--- INFORMATION PROVIDED ---

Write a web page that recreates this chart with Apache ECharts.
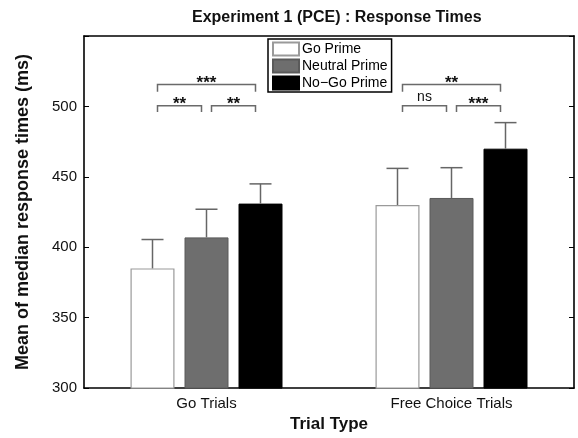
<!DOCTYPE html>
<html>
<head>
<meta charset="utf-8">
<script src="https://cdn.jsdelivr.net/npm/echarts@6/dist/echarts.min.js"></script>
<style>
html, body {margin: 0; padding: 0; background: #fff;}
#chart {width: 578px; height: 438px;}
</style>
</head>
<body>
<div id="chart"></div>
<script>
const categories = ['Go Trials', 'Free Choice Trials'];
const primes = ['Go Prime', 'Neutral Prime', 'No\u2212Go Prime'];
const goPrime = [385, 430];
const neutralPrime = [407, 435];
const noGoPrime = [431, 470];
const goPrimeErr = [20.5, 26];
const neutralPrimeErr = [20, 21.5];
const noGoPrimeErr = [14, 18.5];
const yTicks = [300, 350, 400, 450, 500];
// [category, from bar, to bar, level, drop, label]
const brackets = [
  [0, 0, 1, 500.5, 4.5, '**'],
  [0, 1, 2, 500.5, 4.5, '**'],
  [0, 0, 2, 515.5, 5, '***'],
  [1, 0, 1, 500.5, 4.5, 'ns'],
  [1, 1, 2, 500.5, 4.5, '***'],
  [1, 0, 2, 515.5, 5, '**']
];

const BAR_W = 44;
const BAR_GAP = 10;
const INSET = 5;
const font = 'Liberation Sans, Arial, sans-serif';

const barStyles = [
  {color: '#fff', borderColor: '#9a9a9a', borderWidth: 1.2},
  {color: '#6e6e6e', borderColor: '#5a5a5a', borderWidth: 1},
  {color: '#000', borderColor: '#000', borderWidth: 1}
];

const barSeries = [goPrime, neutralPrime, noGoPrime].map((vals, k) => ({
  type: 'bar',
  name: primes[k],
  data: vals,
  barWidth: BAR_W,
  barGap: (BAR_GAP / BAR_W * 100) + '%',
  itemStyle: barStyles[k],
  z: 2
}));

const errorSeries = [[goPrime, goPrimeErr], [neutralPrime, neutralPrimeErr], [noGoPrime, noGoPrimeErr]].map(([vals, errs], k) => ({
  type: 'custom',
  z: 3,
  data: vals.map((v, i) => [i, v, v + errs[i]]),
  encode: {x: 0, y: [1, 2]},
  renderItem(params, api) {
    const base = api.coord([api.value(0), api.value(1)]);
    const top = api.coord([api.value(0), api.value(2)]);
    const x = base[0] + (k - 1) * (BAR_W + BAR_GAP);
    const st = {stroke: '#666', lineWidth: 1.5};
    return {type: 'group', children: [
      {type: 'line', shape: {x1: x, y1: base[1], x2: x, y2: top[1]}, style: st},
      {type: 'line', shape: {x1: x - 11, y1: top[1], x2: x + 11, y2: top[1]}, style: st}
    ]};
  }
}));

const bracketSeries = {
  type: 'custom',
  z: 4,
  data: brackets.map(b => [b[0], b[3]]),
  renderItem(params, api) {
    const b = brackets[params.dataIndex];
    const c = api.coord([b[0], b[3]]);
    const low = api.coord([b[0], b[3] - b[4]]);
    const step = BAR_W + BAR_GAP;
    const x1 = c[0] + (b[1] - 1) * step + INSET;
    const x2 = c[0] + (b[2] - 1) * step - INSET;
    const isStar = b[5] !== 'ns';
    return {type: 'group', children: [
      {type: 'polyline', shape: {points: [[x1, low[1]], [x1, c[1]], [x2, c[1]], [x2, low[1]]]},
        style: {stroke: '#6a6a6a', lineWidth: 1.5, fill: null}},
      {type: 'text', x: (x1 + x2) / 2, y: c[1] - (isStar ? 1 : 9),
        style: {text: b[5], fill: '#111', align: 'center', verticalAlign: 'middle',
          font: (isStar ? 'bold 17px ' : '14px ') + font}}
    ]};
  }
};

const chart = echarts.init(document.getElementById('chart'));
chart.setOption({
  animation: false,
  textStyle: {fontFamily: font},
  title: {
    text: 'Experiment 1 (PCE) : Response Times',
    left: 187, top: 5,
    textStyle: {fontSize: 16, fontWeight: 'bold', color: '#111'}
  },
  legend: {
    data: primes,
    orient: 'vertical',
    left: 268, top: 39,
    icon: 'rect',
    itemWidth: 26, itemHeight: 13, itemGap: 1,
    padding: [2, 4, 1, 4],
    backgroundColor: '#fff',
    borderColor: '#000', borderWidth: 1.5,
    textStyle: {fontSize: 14, lineHeight: 16, color: '#000', padding: [0, 0, 0, -2]}
  },
  grid: {left: 84, right: 4, top: 36, bottom: 43},
  xAxis: [{
    type: 'category', data: categories, position: 'bottom',
    axisLine: {lineStyle: {color: '#000', width: 1.6}},
    axisTick: {inside: true, alignWithLabel: true, length: 5, lineStyle: {color: '#000'}},
    axisLabel: {fontSize: 15, color: '#111', margin: 8},
    name: 'Trial Type', nameLocation: 'middle', nameGap: 25,
    nameTextStyle: {fontSize: 17, fontWeight: 'bold', color: '#111'}
  }, {
    type: 'category', data: categories, position: 'top',
    axisLine: {lineStyle: {color: '#000', width: 1.6}},
    axisTick: {inside: true, alignWithLabel: true, length: 5, lineStyle: {color: '#000'}},
    axisLabel: {show: false}
  }],
  yAxis: [{
    type: 'value', min: 300, max: 550, interval: 50,
    axisLine: {show: true, lineStyle: {color: '#000', width: 1.6}},
    axisTick: {show: true, inside: true, length: 5, lineStyle: {color: '#000'}},
    axisLabel: {fontSize: 15, color: '#111', margin: 7,
      formatter: v => yTicks.includes(v) ? String(v) : ''},
    splitLine: {show: false},
    name: 'Mean of median response times (ms)', nameLocation: 'middle', nameGap: 52,
    nameTextStyle: {fontSize: 18, fontWeight: 'bold', color: '#111'}
  }, {
    type: 'value', min: 300, max: 550, interval: 50, position: 'right',
    axisLine: {show: true, lineStyle: {color: '#000', width: 1.6}},
    axisTick: {show: true, inside: true, length: 5, lineStyle: {color: '#000'}},
    axisLabel: {show: false},
    splitLine: {show: false}
  }],
  series: [...barSeries, ...errorSeries, bracketSeries]
});
</script>
</body>
</html>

---

Copy the data word for word. Pictures do not go in the copy.

Write a web page that recreates this chart with Apache ECharts.
<!DOCTYPE html>
<html>
<head>
<meta charset="utf-8">
<script src="https://cdn.jsdelivr.net/npm/echarts@6/dist/echarts.min.js"></script>
<style>
html, body {margin: 0; padding: 0; background: #fff;}
#chart {width: 578px; height: 438px;}
</style>
</head>
<body>
<div id="chart"></div>
<script>
const categories = ['Go Trials', 'Free Choice Trials'];
const primes = ['Go Prime', 'Neutral Prime', 'No\u2212Go Prime'];
const goPrime = [385, 430];
const neutralPrime = [407, 435];
const noGoPrime = [431, 470];
const goPrimeErr = [20.5, 26];
const neutralPrimeErr = [20, 21.5];
const noGoPrimeErr = [14, 18.5];
const yTicks = [300, 350, 400, 450, 500];
// [category, from bar, to bar, level, drop, label]
const brackets = [
  [0, 0, 1, 500.5, 4.5, '**'],
  [0, 1, 2, 500.5, 4.5, '**'],
  [0, 0, 2, 515.5, 5, '***'],
  [1, 0, 1, 500.5, 4.5, 'ns'],
  [1, 1, 2, 500.5, 4.5, '***'],
  [1, 0, 2, 515.5, 5, '**']
];

const BAR_W = 44;
const BAR_GAP = 10;
const INSET = 5;
const font = 'Liberation Sans, Arial, sans-serif';

const barStyles = [
  {color: '#fff', borderColor: '#9a9a9a', borderWidth: 1.2},
  {color: '#6e6e6e', borderColor: '#5a5a5a', borderWidth: 1},
  {color: '#000', borderColor: '#000', borderWidth: 1}
];

const barSeries = [goPrime, neutralPrime, noGoPrime].map((vals, k) => ({
  type: 'bar',
  name: primes[k],
  data: vals,
  barWidth: BAR_W,
  barGap: (BAR_GAP / BAR_W * 100) + '%',
  itemStyle: barStyles[k],
  z: 2
}));

const errorSeries = [[goPrime, goPrimeErr], [neutralPrime, neutralPrimeErr], [noGoPrime, noGoPrimeErr]].map(([vals, errs], k) => ({
  type: 'custom',
  z: 3,
  data: vals.map((v, i) => [i, v, v + errs[i]]),
  encode: {x: 0, y: [1, 2]},
  renderItem(params, api) {
    const base = api.coord([api.value(0), api.value(1)]);
    const top = api.coord([api.value(0), api.value(2)]);
    const x = base[0] + (k - 1) * (BAR_W + BAR_GAP);
    const st = {stroke: '#666', lineWidth: 1.5};
    return {type: 'group', children: [
      {type: 'line', shape: {x1: x, y1: base[1], x2: x, y2: top[1]}, style: st},
      {type: 'line', shape: {x1: x - 11, y1: top[1], x2: x + 11, y2: top[1]}, style: st}
    ]};
  }
}));

const bracketSeries = {
  type: 'custom',
  z: 4,
  data: brackets.map(b => [b[0], b[3]]),
  renderItem(params, api) {
    const b = brackets[params.dataIndex];
    const c = api.coord([b[0], b[3]]);
    const low = api.coord([b[0], b[3] - b[4]]);
    const step = BAR_W + BAR_GAP;
    const x1 = c[0] + (b[1] - 1) * step + INSET;
    const x2 = c[0] + (b[2] - 1) * step - INSET;
    const isStar = b[5] !== 'ns';
    return {type: 'group', children: [
      {type: 'polyline', shape: {points: [[x1, low[1]], [x1, c[1]], [x2, c[1]], [x2, low[1]]]},
        style: {stroke: '#6a6a6a', lineWidth: 1.5, fill: null}},
      {type: 'text', x: (x1 + x2) / 2, y: c[1] - (isStar ? 1 : 9),
        style: {text: b[5], fill: '#111', align: 'center', verticalAlign: 'middle',
          font: (isStar ? 'bold 17px ' : '14px ') + font}}
    ]};
  }
};

const chart = echarts.init(document.getElementById('chart'));
chart.setOption({
  animation: false,
  textStyle: {fontFamily: font},
  title: {
    text: 'Experiment 1 (PCE) : Response Times',
    left: 187, top: 5,
    textStyle: {fontSize: 16, fontWeight: 'bold', color: '#111'}
  },
  legend: {
    data: primes,
    orient: 'vertical',
    left: 268, top: 39,
    icon: 'rect',
    itemWidth: 26, itemHeight: 13, itemGap: 1,
    padding: [2, 4, 1, 4],
    backgroundColor: '#fff',
    borderColor: '#000', borderWidth: 1.5,
    textStyle: {fontSize: 14, lineHeight: 16, color: '#000', padding: [0, 0, 0, -2]}
  },
  grid: {left: 84, right: 4, top: 36, bottom: 43},
  xAxis: [{
    type: 'category', data: categories, position: 'bottom',
    axisLine: {lineStyle: {color: '#000', width: 1.6}},
    axisTick: {inside: true, alignWithLabel: true, length: 5, lineStyle: {color: '#000'}},
    axisLabel: {fontSize: 15, color: '#111', margin: 8},
    name: 'Trial Type', nameLocation: 'middle', nameGap: 25,
    nameTextStyle: {fontSize: 17, fontWeight: 'bold', color: '#111'}
  }, {
    type: 'category', data: categories, position: 'top',
    axisLine: {lineStyle: {color: '#000', width: 1.6}},
    axisTick: {inside: true, alignWithLabel: true, length: 5, lineStyle: {color: '#000'}},
    axisLabel: {show: false}
  }],
  yAxis: [{
    type: 'value', min: 300, max: 550, interval: 50,
    axisLine: {show: true, lineStyle: {color: '#000', width: 1.6}},
    axisTick: {show: true, inside: true, length: 5, lineStyle: {color: '#000'}},
    axisLabel: {fontSize: 15, color: '#111', margin: 7,
      formatter: v => yTicks.includes(v) ? String(v) : ''},
    splitLine: {show: false},
    name: 'Mean of median response times (ms)', nameLocation: 'middle', nameGap: 52,
    nameTextStyle: {fontSize: 18, fontWeight: 'bold', color: '#111'}
  }, {
    type: 'value', min: 300, max: 550, interval: 50, position: 'right',
    axisLine: {show: true, lineStyle: {color: '#000', width: 1.6}},
    axisTick: {show: true, inside: true, length: 5, lineStyle: {color: '#000'}},
    axisLabel: {show: false},
    splitLine: {show: false}
  }],
  series: [...barSeries, ...errorSeries, bracketSeries]
});
</script>
</body>
</html>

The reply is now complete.